The peroration of Lincoln’s Second Inaugural—“With malice toward none, with charity for all, with firmness in the right as God gives us to see the right…”—is rightfully remembered as the stuff of rhetorical legend. To have such firmness, resolve, and presence of mind to issue those welcoming words in that dark hour—well, the mind reels. What a remarkable inspiration.
What books are you currently reading?
As I write this, I am anticipating hopefully soon my review copy of Adrian Vermeule’s Common Good Constitutionalism in the mail. My own jurisprudential proposal of “common good originalism” is distinct, but I’m really looking forward to seeing what Adrian’s argument looks like when fleshed out in book-length form. Whatever our differences in our approaches to constitutional interpretation may be, I am deeply grateful to him for pushing the Overton window as he has done.
Do you have a favorite quote? Why does it resonate with you?

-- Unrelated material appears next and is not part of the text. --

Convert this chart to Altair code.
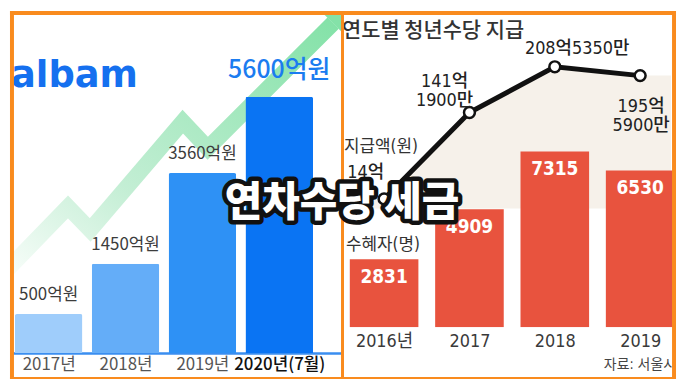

I’m not sure if this is truly my favorite quote of all-time or anything, but my great-grandfather (who passed away before I was born), who lived a quintessential “American Dream” sort of life as a Jewish immigrant, lived according to the following motto: “If you can conceive it, and you can believe it, then you will achieve it.” I definitely try to live my life according to that motto, as well.
What is your favorite cultural/recreational pastime (or hobby) and why?
I’ve been a big sports fan my whole life, but Duke Blue Devils basketball is my absolute pride and joy. I have been a fan since I was in fourth grade, am a Duke alum, and have now seen our men’s basketball team win two national championships in-person: in 2010 (over Butler) and in 2015 (over Wisconsin), both times at Lucas Oil Stadium in Indianapolis.
Where do you see yourself in ten years?
Honestly, I really have no idea. Maybe as a full-time podcaster/radio host? Maybe helping launch a new think tank of sorts? Maybe working on authoring more books (national/common good conservatism, common good originalism, and so forth)? All I know is that I will be focused on utilizing my skillset—in some capacity—to help save America to the very best of my abilities.